I'm pretty sure the book is wrong and this problem can't be solved. Consider the set {(0,0),(1,1)}. This is open in T, but I cannot see how this is open in T' since for the point (1,1) we cannot construct an open set that contains (1,1) but is contained in {(0,0),(1,1)}. The closest we can get is {0,1}x{0,1}={(0,0),(1,0),(0,1),(1,1)}. Am I correct, or am I missing something?

 

[HallsofIvy]

Homework Statement

I am asked to show that T=[particular point topology on R^2 ((0,0) being the particular point)] is equal to T'=[topology on R^2 from taking the product of R in the particular point topology (0 being particular point) with itself.

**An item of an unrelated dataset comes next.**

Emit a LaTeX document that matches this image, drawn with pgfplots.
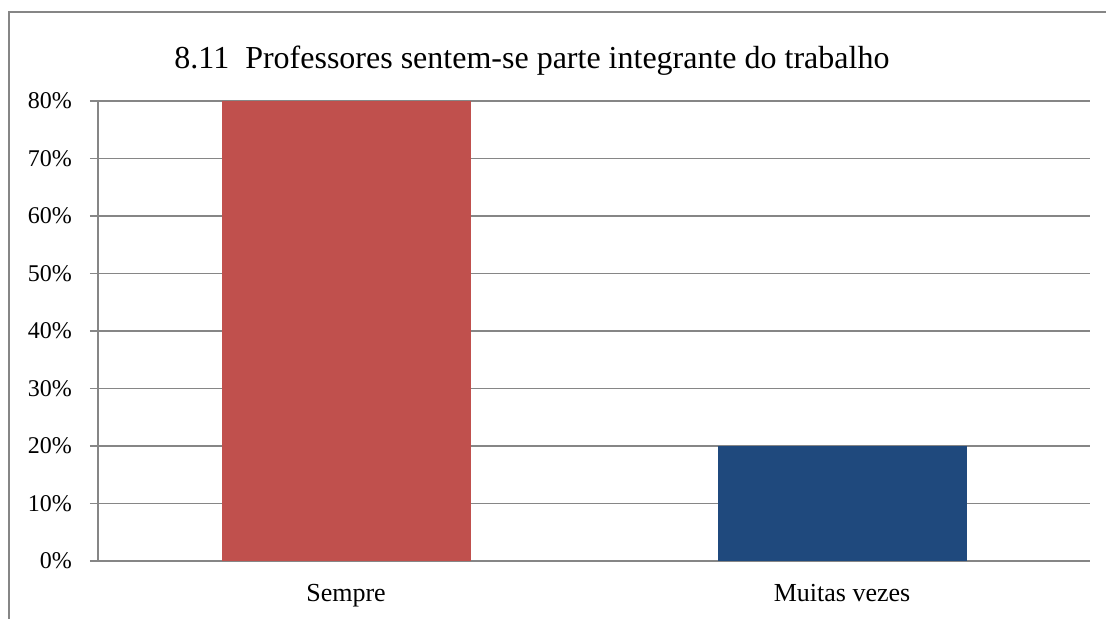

For my own benefit, a set is open in the "particular point topology" if and only if it is either empty of contains the "particular point". In particular, a set in R^2 with the particular point topology, (0,0) being the "particular point", T, if and only if it contains (0,0).
A set is open in the "Cartesian product topology" if and only if it is the Cartesian product of two open sets. Here a set is open in T' if and only if it contains a pair (0,y) and the pair (x, 0).

The Attempt at a Solution

I'm pretty sure the book is wrong and this problem can't be solved. Consider the set {(0,0),(1,1)}. This is open in T, but I cannot see how this is open in T' since for the point (1,1) we cannot construct an open set that contains (1,1) but is contained in {(0,0),(1,1)}. The closest we can get is {0,1}x{0,1}={(0,0),(1,0),(0,1),(1,1)}. Am I correct, or am I missing something?

If I have understood this correctly, yes you are right!

 

[emob2p]

Not quite, the "Cartesian product topology" is generated from the set of Cartesian products of two open sets. If we took your definition for open sets in R^2, then it would be possible for the union of two open sets to not be open. See the difference?